Höegh LNG seeks long-term FSRU contract coverage

In what is seen as a first for the market Oslo-based company says gas is currently cheaper than coal, which could boost demand for liquefied natural gas carriers or FSRUs

CURRENT pricing is such that gas is cheaper than coal, according to Höegh LNG, in what is seen as a first for the market. 

“The drop in liquefied natural gas spot prices has improved its competitiveness compared with other fuel types, which underpins demand for LNG import facilities, where floating storage regasification units offer the quickest access to the global LNG markets at the lowest cost,” the Oslo-based company said in an earnings statement.

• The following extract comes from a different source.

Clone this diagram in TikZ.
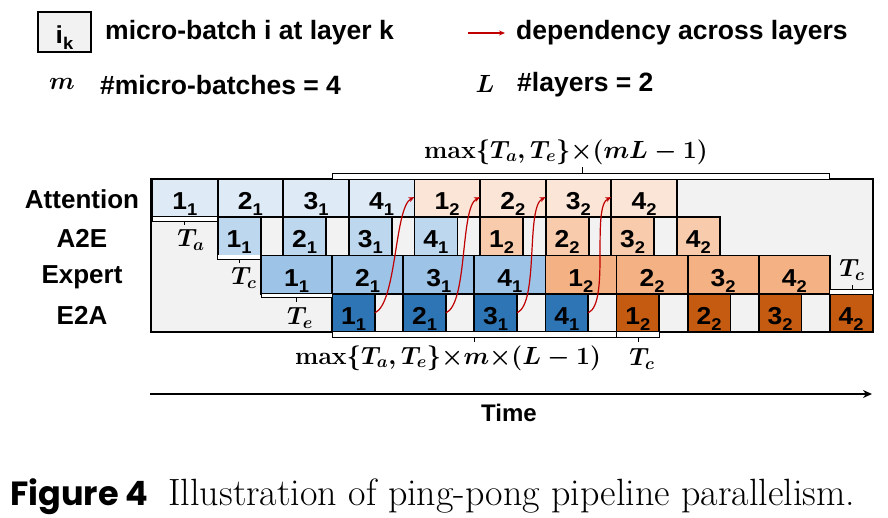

The company has 10 FSRUs and two liquefied natural gas carriers in its fleet. 

Almost all its assets are contracted for this year, and if options to extend are exercised by charterers, its coverage for 2021 will be at 85%, said the company’s chief executive Sveinung Støhle.

He said the company would be looking for long-term FSRU contracts by the end of 2021 for all its units trading on short-term LNGC charters.

“The market is improving into winter and the tightening should put us in a good position,” he said on a conference call.

Indeed, China’s imports jumped 20% in the second quarter of the year compared with the same period a year earlier, while Europe continues to be the main growth driver for seaborne trades, with imports up 7% to 24.4m tonnes, according to the company. The shipments into Europe came at the expense of pipeline gas from Russia, Algeria and Norway.

“LNG demand has thus been surprisingly resilient,” the executive said, and new FSRU projects are emerging, although some, namely in the Indian subcontinent, have been delayed because of logistical challenges related to the coronavirus pandemic. 

Höegh LNG is one of three preferred bidders for First Gen’s offshore LNG terminal in the Philippines, while the company is in discussions with authorities in Cyprus for a licence to install an import terminal there. It has also been short-listed for a project in Latin America.

The company reported stable operations amid challenging times, posting a net profit of $2.9m in the second quarter of 2020 compared to a loss of $3.6m in the same period a year earlier.

It has managed full or partial crew changes on all its vessels.